Export-Promotion Councils, Indian trade missions abroad and cluster-based outreach started positioning India not just as a low-cost manufacturer, but as a reliable, sustainable supplier of quality-textiles. Categories identified for focus included apparel, home-textiles, technical-textiles and handicrafts.

Importantly, India’s trade strategy placed emphasis on Free-Trade Agreements (FTAs). The recently signed India–UK Comprehensive Economic and Trade Agreement (CETA) forms part of this. FTAs have the potential to counter India’s tariff disadvantage in major markets especially relevant given competing low-cost countries such as Bangladesh, Vietnam, Mexico and Central America.

In short, diversification was engineered via both market outreach and product-category reorientation, aligning India’s export base to sustainable growth models.

What Happens If India Becomes More Business-Friendly?

Despite the encouraging export numbers and firm-level adaptation, India’s textile-export potential remains far from exhausted. If India tackles structural impediments and creates a more business‐friendly environment, the export trajectory accelerates.

1. Achieving the US$ 100 billion Target by 2030 Is Realistic – But only with structural reform

India currently exports around US$ 37.7 billion worth of textiles. The government has set a target of US$ 100 billion by 2030. Given the 10% growth across 111 countries even amid tariff shocks, the target is not aspirational it could be feasible. However, success hinges on:

  • Accelerated FTAs improving market access and neutralising tariff disadvantages.
  • Simplification of compliance and regulatory regime (especially for MSMEs).
  • Upgraded infrastructure (ports, customs clearance, logistics chain) reducing turnaround time and cost.
  • Integrated cluster investment in technology, design, R&D especially for higher‐value segments such as technical textiles.
  • Enhanced connectedness with global value chains beyond purely low-cost manufacturing.

2. Opportunity to Replace China in Mid-Value Segments 

Global sourcing strategies increasingly reflect “China + 1” models. India is positioned to capture displacement of manufacturing from China in segments such as: 

  • Functional apparel (activewear, athleisure)
  • Home-textiles and décor
  • Medical/industrial textiles (technical textiles)
  • Eco-friendly, sustainable fibre products

The expansion of firms such as Alok Industries and others into technical textiles underscores that the building blocks already exist.
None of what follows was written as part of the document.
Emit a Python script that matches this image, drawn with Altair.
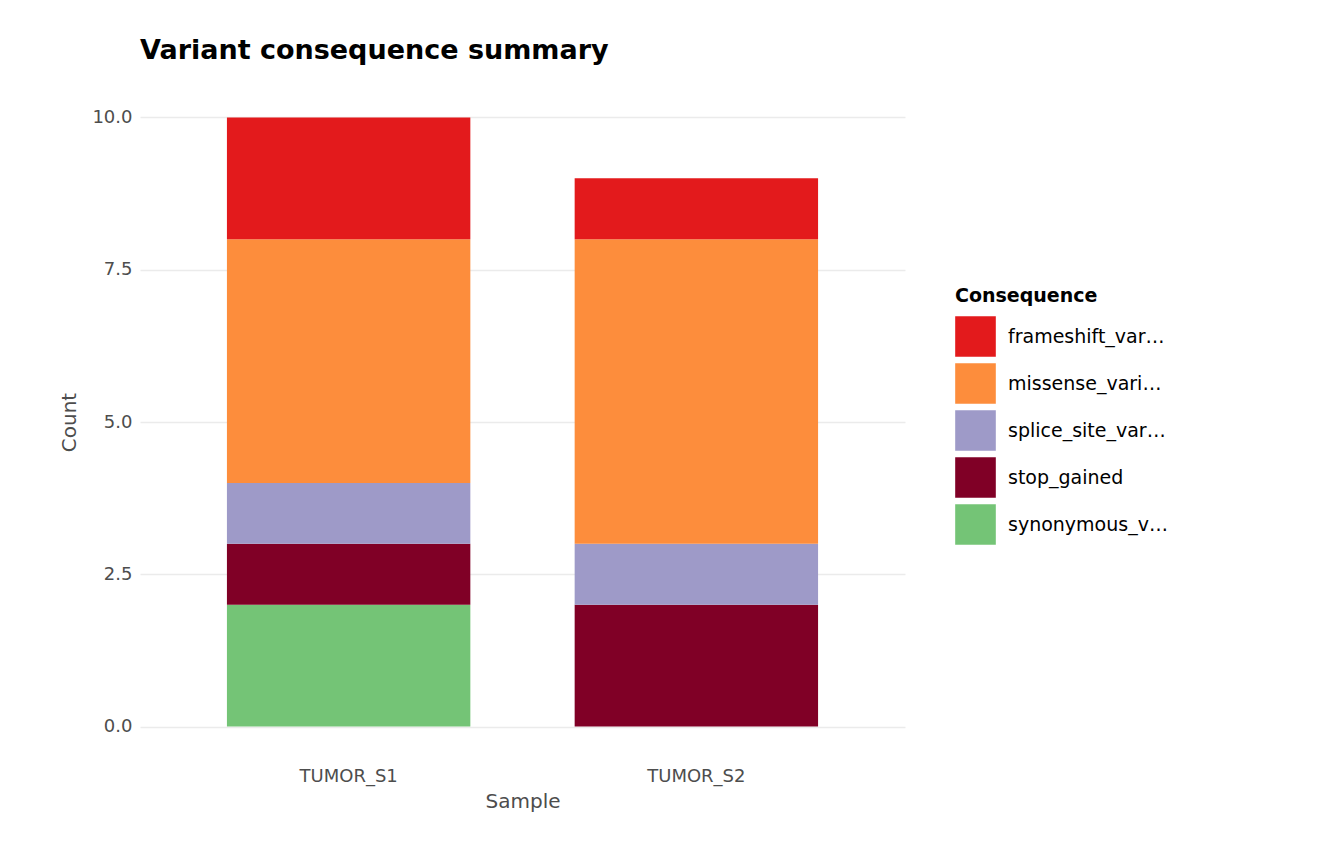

The key is scaling and linking to global buyers.

3. Employment and Cluster Growth Implications

With export pressures earlier industry estimates warned of 15–20 lakh job losses absent diversification. The fact that exports-maintained growth suggests job losses may have been avoided, but also that job gains are possible. If India becomes smoother to do business in:

  • MSME textile clusters (spinning, weaving, knitting, processing) will expand.
  • Investments in more advanced manufacturing and value-added segments create higher-skill employment.
  • Export-oriented hubs could attract foreign investment, reducing reliance on domestic demand alone.

A Moment of Realisation 

The first half of FY26 has shown that India’s textile sector has inherent strengths: a broad supplier base, integrated raw-material supply (cotton, jute) and improving global market access. But the numbers also hint at a deeper truth: India’s economy grows when it diversifies, and it grows even faster when business ecosystems are efficient.

The firm-level data from companies such as Gokaldas Exports, Page Industries and Alok Industries indicate that the sector is adapting not merely defending but repositioning for growth. Yet these firms are still exceptions rather than the rule. Many MSMEs face capital constraints, infrastructure bottlenecks and fragmented value chains.

The 10% export growth across 111 countries during a tariff shock is not an anomaly; rather it is a clear signal of what is possible when policy, industry and markets align. What remains to be seen is whether India will convert this resilience into sustained leadership moving from defensive survival mode to proactive global expansion.

For SMEs, exporters and policymakers alike, the message is clear: Resilience is built through diversification. Growth is achieved through structural reform. The export success of the past months is a starting point not the finish line.